• Set problem
Begin at the first line of the data and copy each line through the one containing "0.6, 12, 0.4];", that line included, with no pictures.

• Raw data
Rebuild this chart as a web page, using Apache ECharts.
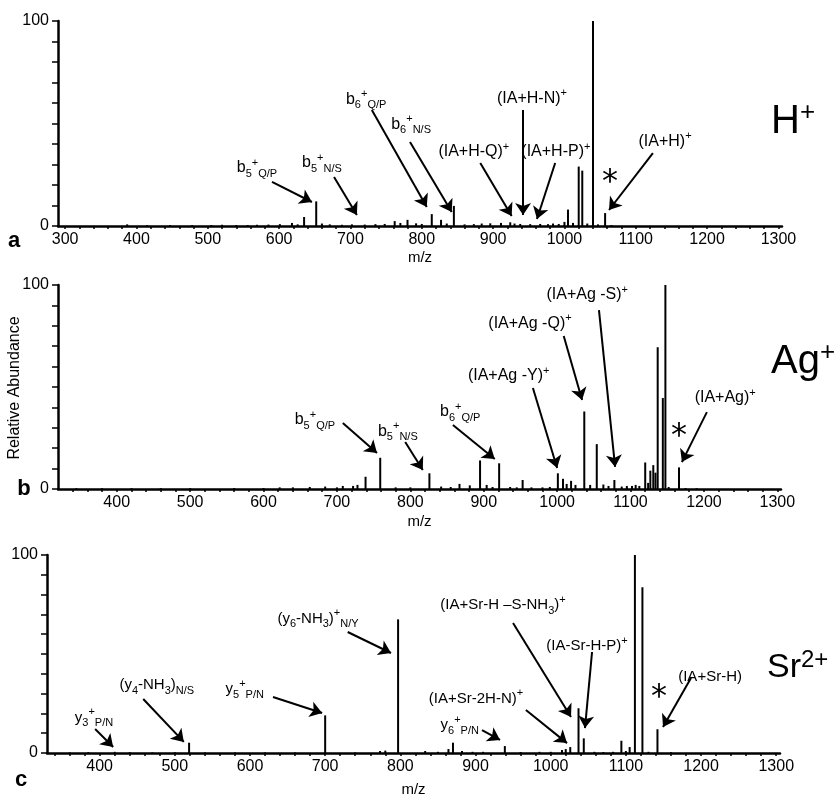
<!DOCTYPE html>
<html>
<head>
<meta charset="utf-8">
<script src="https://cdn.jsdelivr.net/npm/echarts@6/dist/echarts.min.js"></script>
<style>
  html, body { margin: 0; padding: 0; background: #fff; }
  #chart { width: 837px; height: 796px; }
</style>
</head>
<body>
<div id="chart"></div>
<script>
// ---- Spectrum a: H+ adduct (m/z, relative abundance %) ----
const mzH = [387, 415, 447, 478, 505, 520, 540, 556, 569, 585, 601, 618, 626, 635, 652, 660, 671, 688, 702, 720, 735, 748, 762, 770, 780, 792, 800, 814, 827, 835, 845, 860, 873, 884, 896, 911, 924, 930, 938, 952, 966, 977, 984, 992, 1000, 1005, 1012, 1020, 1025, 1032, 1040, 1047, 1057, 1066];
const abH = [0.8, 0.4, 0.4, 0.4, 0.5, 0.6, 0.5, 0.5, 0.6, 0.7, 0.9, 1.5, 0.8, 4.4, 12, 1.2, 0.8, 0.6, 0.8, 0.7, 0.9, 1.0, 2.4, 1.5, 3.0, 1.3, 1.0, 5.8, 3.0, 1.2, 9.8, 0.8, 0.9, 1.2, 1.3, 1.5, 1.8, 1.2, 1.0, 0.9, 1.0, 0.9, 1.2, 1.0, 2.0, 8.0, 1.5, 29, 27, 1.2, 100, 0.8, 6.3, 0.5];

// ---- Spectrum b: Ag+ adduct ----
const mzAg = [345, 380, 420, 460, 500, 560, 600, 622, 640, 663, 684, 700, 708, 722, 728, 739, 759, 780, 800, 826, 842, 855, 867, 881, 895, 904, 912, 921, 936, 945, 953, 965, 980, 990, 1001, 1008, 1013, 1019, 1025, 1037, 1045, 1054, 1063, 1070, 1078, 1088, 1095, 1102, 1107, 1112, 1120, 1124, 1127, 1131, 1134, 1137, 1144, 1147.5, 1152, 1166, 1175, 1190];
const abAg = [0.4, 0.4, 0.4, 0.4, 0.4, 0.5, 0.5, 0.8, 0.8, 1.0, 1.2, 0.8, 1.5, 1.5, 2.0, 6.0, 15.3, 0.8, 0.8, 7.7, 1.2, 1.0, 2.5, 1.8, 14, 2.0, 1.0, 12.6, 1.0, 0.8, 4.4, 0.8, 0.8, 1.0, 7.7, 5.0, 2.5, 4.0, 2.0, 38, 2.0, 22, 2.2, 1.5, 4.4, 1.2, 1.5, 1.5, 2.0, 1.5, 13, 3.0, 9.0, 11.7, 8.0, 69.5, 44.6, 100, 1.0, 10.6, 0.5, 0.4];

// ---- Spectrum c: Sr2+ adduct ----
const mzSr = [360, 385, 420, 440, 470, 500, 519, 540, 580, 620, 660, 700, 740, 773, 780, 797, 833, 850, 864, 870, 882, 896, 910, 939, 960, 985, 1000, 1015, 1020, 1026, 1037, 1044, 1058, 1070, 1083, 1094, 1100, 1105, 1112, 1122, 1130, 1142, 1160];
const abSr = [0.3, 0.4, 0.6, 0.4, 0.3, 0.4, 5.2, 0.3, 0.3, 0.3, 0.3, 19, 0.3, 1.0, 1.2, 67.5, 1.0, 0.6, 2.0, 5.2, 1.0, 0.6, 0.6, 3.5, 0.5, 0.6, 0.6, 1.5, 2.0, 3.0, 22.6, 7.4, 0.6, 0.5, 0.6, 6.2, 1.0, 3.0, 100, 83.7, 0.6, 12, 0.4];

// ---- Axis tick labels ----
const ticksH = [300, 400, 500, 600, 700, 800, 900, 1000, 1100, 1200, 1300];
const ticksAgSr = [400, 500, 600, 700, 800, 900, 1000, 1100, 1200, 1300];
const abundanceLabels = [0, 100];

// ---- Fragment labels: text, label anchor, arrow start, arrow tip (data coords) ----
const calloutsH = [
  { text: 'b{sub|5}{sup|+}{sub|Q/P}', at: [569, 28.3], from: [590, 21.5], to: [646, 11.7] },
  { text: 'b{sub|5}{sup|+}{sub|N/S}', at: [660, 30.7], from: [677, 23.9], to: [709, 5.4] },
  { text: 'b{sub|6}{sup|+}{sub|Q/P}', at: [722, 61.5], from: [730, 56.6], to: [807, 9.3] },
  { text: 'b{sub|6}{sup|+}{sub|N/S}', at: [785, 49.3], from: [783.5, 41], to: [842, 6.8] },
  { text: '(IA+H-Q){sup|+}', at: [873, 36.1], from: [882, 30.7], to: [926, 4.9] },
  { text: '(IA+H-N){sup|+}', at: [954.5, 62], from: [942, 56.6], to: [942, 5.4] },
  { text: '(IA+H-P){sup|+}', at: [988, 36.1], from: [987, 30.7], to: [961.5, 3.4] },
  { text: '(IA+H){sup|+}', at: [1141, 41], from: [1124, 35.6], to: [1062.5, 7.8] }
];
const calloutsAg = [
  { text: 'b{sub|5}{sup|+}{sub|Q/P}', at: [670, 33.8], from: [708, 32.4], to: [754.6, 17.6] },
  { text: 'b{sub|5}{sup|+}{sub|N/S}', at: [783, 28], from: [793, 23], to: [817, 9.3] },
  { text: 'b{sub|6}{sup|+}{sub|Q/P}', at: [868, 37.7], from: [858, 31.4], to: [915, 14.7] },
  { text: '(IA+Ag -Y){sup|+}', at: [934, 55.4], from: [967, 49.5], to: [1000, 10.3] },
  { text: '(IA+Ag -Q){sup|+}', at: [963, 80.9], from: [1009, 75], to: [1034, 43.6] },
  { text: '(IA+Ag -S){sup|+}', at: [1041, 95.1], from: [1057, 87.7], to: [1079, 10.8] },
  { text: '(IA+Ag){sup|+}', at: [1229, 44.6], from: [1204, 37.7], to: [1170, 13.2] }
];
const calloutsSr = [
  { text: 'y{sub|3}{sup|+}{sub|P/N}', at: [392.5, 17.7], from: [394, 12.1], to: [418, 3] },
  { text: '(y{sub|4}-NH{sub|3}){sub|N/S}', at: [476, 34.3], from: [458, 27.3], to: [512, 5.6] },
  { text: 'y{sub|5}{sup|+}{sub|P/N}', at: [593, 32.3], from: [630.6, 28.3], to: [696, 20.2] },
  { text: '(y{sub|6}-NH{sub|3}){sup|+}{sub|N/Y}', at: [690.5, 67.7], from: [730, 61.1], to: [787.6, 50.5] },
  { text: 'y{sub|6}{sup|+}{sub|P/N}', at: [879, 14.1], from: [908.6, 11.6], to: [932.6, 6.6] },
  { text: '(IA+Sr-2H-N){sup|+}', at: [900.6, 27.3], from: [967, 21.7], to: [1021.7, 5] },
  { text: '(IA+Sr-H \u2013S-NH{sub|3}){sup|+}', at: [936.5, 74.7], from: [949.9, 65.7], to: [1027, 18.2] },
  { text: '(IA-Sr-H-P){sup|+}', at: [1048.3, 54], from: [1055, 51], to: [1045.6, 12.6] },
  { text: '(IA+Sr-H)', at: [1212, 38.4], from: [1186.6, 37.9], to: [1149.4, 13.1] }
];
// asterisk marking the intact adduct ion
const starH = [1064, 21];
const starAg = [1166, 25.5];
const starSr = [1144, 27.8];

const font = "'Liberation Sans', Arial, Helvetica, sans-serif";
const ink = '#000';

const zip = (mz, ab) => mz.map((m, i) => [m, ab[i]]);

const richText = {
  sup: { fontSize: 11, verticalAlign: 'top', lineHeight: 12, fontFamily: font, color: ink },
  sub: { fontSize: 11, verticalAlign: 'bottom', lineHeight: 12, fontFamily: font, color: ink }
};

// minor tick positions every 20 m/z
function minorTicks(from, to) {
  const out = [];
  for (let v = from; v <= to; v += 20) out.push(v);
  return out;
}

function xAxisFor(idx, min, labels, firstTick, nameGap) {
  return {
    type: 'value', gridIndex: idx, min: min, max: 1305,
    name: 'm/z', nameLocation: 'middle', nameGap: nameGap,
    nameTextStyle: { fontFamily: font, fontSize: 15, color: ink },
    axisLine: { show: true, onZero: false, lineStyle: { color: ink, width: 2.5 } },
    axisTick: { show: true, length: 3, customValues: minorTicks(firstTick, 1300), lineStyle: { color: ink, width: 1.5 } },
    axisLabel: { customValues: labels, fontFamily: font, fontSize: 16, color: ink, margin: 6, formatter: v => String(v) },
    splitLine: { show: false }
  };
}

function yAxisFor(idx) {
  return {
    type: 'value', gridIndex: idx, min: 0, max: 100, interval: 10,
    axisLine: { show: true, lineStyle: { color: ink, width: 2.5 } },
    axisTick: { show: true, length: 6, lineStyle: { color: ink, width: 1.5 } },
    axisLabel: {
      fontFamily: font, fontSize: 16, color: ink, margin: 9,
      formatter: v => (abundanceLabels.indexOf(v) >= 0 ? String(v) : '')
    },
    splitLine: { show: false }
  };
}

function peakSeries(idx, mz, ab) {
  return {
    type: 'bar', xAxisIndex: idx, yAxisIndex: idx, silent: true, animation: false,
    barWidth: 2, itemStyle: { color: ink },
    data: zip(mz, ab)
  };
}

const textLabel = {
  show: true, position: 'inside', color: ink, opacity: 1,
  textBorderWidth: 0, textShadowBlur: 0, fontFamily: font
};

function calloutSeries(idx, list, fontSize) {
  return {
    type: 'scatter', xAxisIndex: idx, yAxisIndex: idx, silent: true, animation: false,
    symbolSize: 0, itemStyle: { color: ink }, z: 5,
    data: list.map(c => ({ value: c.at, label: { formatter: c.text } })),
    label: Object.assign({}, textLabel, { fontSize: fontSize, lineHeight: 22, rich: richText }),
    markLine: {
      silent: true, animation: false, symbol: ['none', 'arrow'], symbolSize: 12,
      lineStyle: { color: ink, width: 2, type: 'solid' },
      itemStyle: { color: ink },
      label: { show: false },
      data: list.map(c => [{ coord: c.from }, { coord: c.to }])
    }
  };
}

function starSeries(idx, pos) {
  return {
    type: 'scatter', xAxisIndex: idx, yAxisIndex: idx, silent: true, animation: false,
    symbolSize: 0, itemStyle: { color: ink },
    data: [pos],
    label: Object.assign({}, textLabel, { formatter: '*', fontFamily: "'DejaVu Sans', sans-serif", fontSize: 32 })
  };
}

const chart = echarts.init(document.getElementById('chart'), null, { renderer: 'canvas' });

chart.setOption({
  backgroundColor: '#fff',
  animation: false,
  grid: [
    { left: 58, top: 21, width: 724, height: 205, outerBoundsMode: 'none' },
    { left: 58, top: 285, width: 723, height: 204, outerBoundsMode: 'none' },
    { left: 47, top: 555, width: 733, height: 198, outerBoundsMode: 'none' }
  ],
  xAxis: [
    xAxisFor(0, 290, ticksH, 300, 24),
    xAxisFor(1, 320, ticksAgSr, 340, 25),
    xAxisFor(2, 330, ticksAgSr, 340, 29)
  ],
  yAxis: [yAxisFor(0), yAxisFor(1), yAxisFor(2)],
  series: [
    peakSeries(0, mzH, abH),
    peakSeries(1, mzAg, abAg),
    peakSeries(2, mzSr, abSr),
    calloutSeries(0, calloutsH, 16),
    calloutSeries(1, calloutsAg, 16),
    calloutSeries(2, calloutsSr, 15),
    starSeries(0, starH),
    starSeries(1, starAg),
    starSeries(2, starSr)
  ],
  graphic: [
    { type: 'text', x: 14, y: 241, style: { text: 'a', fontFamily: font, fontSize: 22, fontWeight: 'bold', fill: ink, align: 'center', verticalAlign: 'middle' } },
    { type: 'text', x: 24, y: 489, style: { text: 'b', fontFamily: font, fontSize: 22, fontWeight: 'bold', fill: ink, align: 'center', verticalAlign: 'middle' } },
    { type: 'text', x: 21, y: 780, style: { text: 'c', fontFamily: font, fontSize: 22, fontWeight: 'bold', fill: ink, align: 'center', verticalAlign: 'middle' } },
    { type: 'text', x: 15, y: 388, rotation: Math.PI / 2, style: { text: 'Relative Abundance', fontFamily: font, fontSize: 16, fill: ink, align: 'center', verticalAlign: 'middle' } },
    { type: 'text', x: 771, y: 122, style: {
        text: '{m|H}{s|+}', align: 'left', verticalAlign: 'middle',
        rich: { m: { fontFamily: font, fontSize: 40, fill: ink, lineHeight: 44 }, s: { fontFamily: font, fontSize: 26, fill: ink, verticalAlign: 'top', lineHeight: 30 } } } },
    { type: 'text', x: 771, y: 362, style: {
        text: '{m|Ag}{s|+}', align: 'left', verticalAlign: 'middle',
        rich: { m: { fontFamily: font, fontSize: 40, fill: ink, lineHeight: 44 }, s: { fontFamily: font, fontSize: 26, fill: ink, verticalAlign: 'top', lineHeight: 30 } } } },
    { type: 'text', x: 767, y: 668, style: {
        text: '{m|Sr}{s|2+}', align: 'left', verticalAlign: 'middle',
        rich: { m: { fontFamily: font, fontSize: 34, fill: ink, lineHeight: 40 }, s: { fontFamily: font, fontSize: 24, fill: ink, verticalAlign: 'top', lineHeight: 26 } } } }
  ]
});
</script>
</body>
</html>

• Solution for this problem
Rebuild this chart as a web page, using Apache ECharts.
<!DOCTYPE html>
<html>
<head>
<meta charset="utf-8">
<script src="https://cdn.jsdelivr.net/npm/echarts@6/dist/echarts.min.js"></script>
<style>
  html, body { margin: 0; padding: 0; background: #fff; }
  #chart { width: 837px; height: 796px; }
</style>
</head>
<body>
<div id="chart"></div>
<script>
// ---- Spectrum a: H+ adduct (m/z, relative abundance %) ----
const mzH = [387, 415, 447, 478, 505, 520, 540, 556, 569, 585, 601, 618, 626, 635, 652, 660, 671, 688, 702, 720, 735, 748, 762, 770, 780, 792, 800, 814, 827, 835, 845, 860, 873, 884, 896, 911, 924, 930, 938, 952, 966, 977, 984, 992, 1000, 1005, 1012, 1020, 1025, 1032, 1040, 1047, 1057, 1066];
const abH = [0.8, 0.4, 0.4, 0.4, 0.5, 0.6, 0.5, 0.5, 0.6, 0.7, 0.9, 1.5, 0.8, 4.4, 12, 1.2, 0.8, 0.6, 0.8, 0.7, 0.9, 1.0, 2.4, 1.5, 3.0, 1.3, 1.0, 5.8, 3.0, 1.2, 9.8, 0.8, 0.9, 1.2, 1.3, 1.5, 1.8, 1.2, 1.0, 0.9, 1.0, 0.9, 1.2, 1.0, 2.0, 8.0, 1.5, 29, 27, 1.2, 100, 0.8, 6.3, 0.5];

// ---- Spectrum b: Ag+ adduct ----
const mzAg = [345, 380, 420, 460, 500, 560, 600, 622, 640, 663, 684, 700, 708, 722, 728, 739, 759, 780, 800, 826, 842, 855, 867, 881, 895, 904, 912, 921, 936, 945, 953, 965, 980, 990, 1001, 1008, 1013, 1019, 1025, 1037, 1045, 1054, 1063, 1070, 1078, 1088, 1095, 1102, 1107, 1112, 1120, 1124, 1127, 1131, 1134, 1137, 1144, 1147.5, 1152, 1166, 1175, 1190];
const abAg = [0.4, 0.4, 0.4, 0.4, 0.4, 0.5, 0.5, 0.8, 0.8, 1.0, 1.2, 0.8, 1.5, 1.5, 2.0, 6.0, 15.3, 0.8, 0.8, 7.7, 1.2, 1.0, 2.5, 1.8, 14, 2.0, 1.0, 12.6, 1.0, 0.8, 4.4, 0.8, 0.8, 1.0, 7.7, 5.0, 2.5, 4.0, 2.0, 38, 2.0, 22, 2.2, 1.5, 4.4, 1.2, 1.5, 1.5, 2.0, 1.5, 13, 3.0, 9.0, 11.7, 8.0, 69.5, 44.6, 100, 1.0, 10.6, 0.5, 0.4];

// ---- Spectrum c: Sr2+ adduct ----
const mzSr = [360, 385, 420, 440, 470, 500, 519, 540, 580, 620, 660, 700, 740, 773, 780, 797, 833, 850, 864, 870, 882, 896, 910, 939, 960, 985, 1000, 1015, 1020, 1026, 1037, 1044, 1058, 1070, 1083, 1094, 1100, 1105, 1112, 1122, 1130, 1142, 1160];
const abSr = [0.3, 0.4, 0.6, 0.4, 0.3, 0.4, 5.2, 0.3, 0.3, 0.3, 0.3, 19, 0.3, 1.0, 1.2, 67.5, 1.0, 0.6, 2.0, 5.2, 1.0, 0.6, 0.6, 3.5, 0.5, 0.6, 0.6, 1.5, 2.0, 3.0, 22.6, 7.4, 0.6, 0.5, 0.6, 6.2, 1.0, 3.0, 100, 83.7, 0.6, 12, 0.4];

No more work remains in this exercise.